Directions for this task. Begin with the first line below and retype each line exactly through the line containing "from matplotlib.ticker import". Any pictures are to be left out.

Information shown.
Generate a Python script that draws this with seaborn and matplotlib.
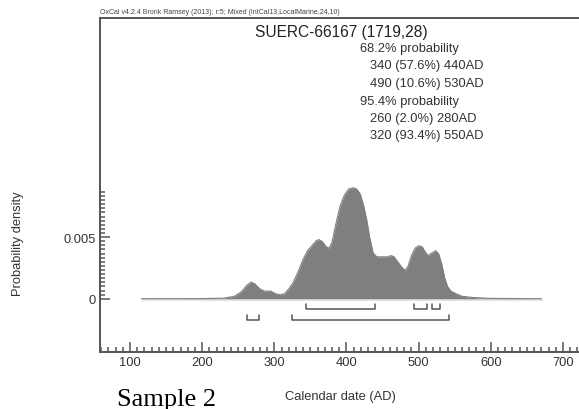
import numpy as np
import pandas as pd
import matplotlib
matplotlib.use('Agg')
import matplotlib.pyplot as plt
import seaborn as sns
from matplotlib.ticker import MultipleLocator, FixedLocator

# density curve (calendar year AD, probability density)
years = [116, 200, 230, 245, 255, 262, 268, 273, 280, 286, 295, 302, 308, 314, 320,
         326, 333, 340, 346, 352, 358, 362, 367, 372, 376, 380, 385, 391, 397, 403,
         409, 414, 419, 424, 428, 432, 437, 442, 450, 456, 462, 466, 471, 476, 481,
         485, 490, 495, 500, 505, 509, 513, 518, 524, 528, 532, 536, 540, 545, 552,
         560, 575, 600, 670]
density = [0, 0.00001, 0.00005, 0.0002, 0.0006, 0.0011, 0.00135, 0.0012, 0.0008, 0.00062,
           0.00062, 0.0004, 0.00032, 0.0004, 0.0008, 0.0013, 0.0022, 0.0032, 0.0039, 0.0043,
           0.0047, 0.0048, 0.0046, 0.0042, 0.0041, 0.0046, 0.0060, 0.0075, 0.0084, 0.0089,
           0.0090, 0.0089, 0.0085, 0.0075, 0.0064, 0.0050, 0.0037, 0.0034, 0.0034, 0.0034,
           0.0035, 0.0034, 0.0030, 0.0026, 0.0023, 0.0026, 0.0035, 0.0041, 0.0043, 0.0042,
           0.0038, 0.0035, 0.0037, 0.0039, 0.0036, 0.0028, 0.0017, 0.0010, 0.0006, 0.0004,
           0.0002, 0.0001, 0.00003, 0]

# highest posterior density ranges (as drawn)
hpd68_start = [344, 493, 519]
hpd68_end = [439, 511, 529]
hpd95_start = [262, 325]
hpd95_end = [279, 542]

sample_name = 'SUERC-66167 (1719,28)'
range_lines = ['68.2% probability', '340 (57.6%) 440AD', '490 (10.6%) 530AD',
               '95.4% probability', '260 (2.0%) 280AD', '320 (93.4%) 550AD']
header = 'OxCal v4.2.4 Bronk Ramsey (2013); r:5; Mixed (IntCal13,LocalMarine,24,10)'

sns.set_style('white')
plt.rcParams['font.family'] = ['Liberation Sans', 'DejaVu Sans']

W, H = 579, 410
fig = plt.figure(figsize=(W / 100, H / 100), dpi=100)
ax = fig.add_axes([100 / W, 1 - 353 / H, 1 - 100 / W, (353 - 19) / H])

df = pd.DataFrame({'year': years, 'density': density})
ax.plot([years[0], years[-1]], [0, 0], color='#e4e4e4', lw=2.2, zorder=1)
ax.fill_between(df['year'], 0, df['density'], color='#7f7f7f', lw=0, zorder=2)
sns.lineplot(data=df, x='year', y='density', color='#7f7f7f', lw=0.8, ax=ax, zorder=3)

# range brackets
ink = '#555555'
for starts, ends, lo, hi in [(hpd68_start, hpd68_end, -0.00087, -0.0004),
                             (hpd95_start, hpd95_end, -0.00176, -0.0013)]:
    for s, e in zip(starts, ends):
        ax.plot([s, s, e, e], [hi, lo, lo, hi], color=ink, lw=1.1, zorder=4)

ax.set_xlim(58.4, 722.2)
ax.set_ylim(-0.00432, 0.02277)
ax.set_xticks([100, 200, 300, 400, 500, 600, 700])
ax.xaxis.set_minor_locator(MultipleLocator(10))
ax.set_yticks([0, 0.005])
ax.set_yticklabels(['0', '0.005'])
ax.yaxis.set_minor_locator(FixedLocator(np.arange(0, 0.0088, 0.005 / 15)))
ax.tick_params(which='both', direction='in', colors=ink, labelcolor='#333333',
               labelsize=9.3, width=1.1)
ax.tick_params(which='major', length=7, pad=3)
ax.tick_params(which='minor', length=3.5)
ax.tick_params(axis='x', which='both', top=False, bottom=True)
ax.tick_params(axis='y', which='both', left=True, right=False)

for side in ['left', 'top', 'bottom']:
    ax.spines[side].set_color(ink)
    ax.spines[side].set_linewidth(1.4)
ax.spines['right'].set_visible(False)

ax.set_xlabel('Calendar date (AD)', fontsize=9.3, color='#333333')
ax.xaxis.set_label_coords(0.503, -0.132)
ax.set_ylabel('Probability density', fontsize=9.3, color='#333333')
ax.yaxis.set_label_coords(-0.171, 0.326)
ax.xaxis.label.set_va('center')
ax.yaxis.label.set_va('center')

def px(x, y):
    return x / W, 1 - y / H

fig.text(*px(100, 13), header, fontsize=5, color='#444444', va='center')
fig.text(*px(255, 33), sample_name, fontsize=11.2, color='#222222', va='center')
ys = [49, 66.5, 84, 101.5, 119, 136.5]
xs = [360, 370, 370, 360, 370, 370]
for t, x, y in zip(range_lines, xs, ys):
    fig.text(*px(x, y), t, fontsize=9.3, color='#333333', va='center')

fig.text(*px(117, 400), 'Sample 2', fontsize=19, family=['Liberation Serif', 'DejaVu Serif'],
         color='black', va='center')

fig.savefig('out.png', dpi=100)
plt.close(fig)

Task result.
Generate a Python script that draws this with seaborn and matplotlib.
import numpy as np
import pandas as pd
import matplotlib
matplotlib.use('Agg')
import matplotlib.pyplot as plt
import seaborn as sns
from matplotlib.ticker import MultipleLocator, FixedLocator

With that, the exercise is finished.